Вольтер воплотил в себе все лучшее, что создано в поэзии Франции XVIII столетия. Он был первым и, пожалуй, единственным поэтом Франции целого столетия.
Вольтер с большой ответственностью относился к своему поэтическому мастерству. Обладая великолепной памятью, необыкновенно проницательным духовным зрением, позволявшим ему быстро, на лету схватывать сущность проблем, волновавших его современников, он умел так же быстро и предельно ясно излагать свои идеи отточенным, легким, изящным стихом. Ему был чужд дух кропотливого собирания поэтических зерен. Его работа над стихом, поэмой, трагедией — это штурм, натиск, смелый, ожесточенный и победоносный. Он никогда не сомневался в своих силах, вместе с тем никогда до глубокой старости не переставал трудиться, улучшать, переделывать уже созданное, создавать новое, трезво, самокритично относясь к себе.

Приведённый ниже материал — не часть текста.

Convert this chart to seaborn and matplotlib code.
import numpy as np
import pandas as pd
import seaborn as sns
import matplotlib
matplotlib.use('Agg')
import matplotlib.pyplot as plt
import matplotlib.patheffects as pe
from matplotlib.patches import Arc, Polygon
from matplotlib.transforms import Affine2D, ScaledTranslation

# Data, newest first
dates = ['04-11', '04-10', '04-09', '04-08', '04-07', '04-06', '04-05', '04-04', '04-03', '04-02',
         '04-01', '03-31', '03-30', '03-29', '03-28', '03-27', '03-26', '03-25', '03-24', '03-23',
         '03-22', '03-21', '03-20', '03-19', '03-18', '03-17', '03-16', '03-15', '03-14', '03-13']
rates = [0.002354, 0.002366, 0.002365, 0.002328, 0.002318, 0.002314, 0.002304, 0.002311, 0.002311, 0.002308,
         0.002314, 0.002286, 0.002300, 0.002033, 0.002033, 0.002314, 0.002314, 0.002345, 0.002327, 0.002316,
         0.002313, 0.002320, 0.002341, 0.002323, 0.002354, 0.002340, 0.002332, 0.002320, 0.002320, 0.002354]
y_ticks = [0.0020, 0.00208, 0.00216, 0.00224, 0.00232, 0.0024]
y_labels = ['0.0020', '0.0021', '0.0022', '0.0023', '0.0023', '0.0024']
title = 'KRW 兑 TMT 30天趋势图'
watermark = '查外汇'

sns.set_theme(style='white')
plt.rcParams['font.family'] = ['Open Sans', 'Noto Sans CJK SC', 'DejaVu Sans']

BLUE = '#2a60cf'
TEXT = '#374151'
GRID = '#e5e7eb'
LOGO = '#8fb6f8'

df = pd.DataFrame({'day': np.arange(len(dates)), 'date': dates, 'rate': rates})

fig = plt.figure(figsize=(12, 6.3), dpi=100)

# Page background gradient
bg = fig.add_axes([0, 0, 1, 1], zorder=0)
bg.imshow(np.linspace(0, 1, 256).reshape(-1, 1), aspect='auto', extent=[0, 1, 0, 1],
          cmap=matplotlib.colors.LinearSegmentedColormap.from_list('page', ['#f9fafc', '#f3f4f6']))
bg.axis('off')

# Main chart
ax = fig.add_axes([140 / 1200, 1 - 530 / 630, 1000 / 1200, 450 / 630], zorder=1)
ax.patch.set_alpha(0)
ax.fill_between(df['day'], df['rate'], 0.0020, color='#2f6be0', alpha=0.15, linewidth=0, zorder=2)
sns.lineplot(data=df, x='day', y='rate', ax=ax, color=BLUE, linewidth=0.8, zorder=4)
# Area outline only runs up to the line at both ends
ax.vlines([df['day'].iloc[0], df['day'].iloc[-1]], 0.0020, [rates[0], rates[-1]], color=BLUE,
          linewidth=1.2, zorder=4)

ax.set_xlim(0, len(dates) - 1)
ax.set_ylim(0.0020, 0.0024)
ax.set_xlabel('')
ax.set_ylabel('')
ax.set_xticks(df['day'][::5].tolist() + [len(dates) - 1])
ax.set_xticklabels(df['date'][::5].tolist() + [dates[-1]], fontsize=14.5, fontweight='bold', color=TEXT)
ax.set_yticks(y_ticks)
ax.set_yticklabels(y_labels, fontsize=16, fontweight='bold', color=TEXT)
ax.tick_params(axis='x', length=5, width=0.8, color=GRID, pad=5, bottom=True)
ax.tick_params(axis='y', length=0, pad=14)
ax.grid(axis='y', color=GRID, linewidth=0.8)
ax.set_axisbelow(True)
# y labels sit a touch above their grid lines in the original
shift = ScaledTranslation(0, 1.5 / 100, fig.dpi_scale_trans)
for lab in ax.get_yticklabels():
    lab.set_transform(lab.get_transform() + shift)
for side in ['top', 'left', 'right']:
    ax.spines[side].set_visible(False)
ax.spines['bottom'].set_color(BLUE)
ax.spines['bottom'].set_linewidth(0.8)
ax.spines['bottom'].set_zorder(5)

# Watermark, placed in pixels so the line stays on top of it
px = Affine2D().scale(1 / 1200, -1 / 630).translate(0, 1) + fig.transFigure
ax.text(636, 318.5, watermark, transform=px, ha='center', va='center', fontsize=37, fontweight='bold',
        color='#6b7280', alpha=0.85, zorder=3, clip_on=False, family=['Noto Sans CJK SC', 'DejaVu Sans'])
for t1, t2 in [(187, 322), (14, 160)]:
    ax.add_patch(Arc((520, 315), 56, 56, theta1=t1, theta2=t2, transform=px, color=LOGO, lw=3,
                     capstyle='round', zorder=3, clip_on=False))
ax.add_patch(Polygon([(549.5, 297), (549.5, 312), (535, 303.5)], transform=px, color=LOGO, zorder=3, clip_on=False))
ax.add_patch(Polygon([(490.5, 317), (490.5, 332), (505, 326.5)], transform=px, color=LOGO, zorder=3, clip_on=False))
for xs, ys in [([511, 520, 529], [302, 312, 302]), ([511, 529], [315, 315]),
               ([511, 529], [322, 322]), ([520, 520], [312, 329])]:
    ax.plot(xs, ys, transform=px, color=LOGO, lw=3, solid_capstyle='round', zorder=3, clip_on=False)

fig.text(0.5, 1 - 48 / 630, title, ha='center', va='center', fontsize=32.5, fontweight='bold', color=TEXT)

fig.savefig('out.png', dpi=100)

Однажды он писал кардиналу Берни: «Перечитывая свою трагедию «Марианна», написанную мною сорок лет назад, я нашел ее весьма плоской, несмотря на прекрасный сюжет. Я совершенно переделал ее: надо совершенствоваться хотя бы и в восемьдесят лет. Я не терплю стариков, которые твердят: «Я таков, как есть». А, старый дурак, — будь другим; переделывай свои стихи, раз ты их пишешь, и брось свою воркотню! Надо сражаться с самим собой до последнего вздоха: всякая победа сладка»
Драматургическое наследие Вольтера огромно и разнообразно по жанрам, оно состоит из трагедий, прозаических драм, комедий, либретто опер и дивертисментов. Вольтер дебютировал трагедией «Эдип» в 1718 году, последняя его трагедия «Ирина» поставлена на сцене в 1778 году.
Театр Вольтера целиком посвящен одной цели — рассеять смрад суеверий и предрассудков, воспитать ненависть к фанатизму и тирании, прославить идеи свободолюбия и гуманизма.
В первой трагедии он заявляет устами героев: «Наши жрецы —вовсе не то, что думает о них народ, их сила покоится на нашем невежестве».
Сюжет «Эдипа», разработанный древнегреческими трагиками и, в частности, Софоклом, не случайно взят молодым Вольтером. Здесь впервые наметился многолетний спор философа с церковниками о так называемой предопределенной греховности человека. Люди несчастны потому, что они должны искупать своими страданиями первородный грех, — говорят церковники.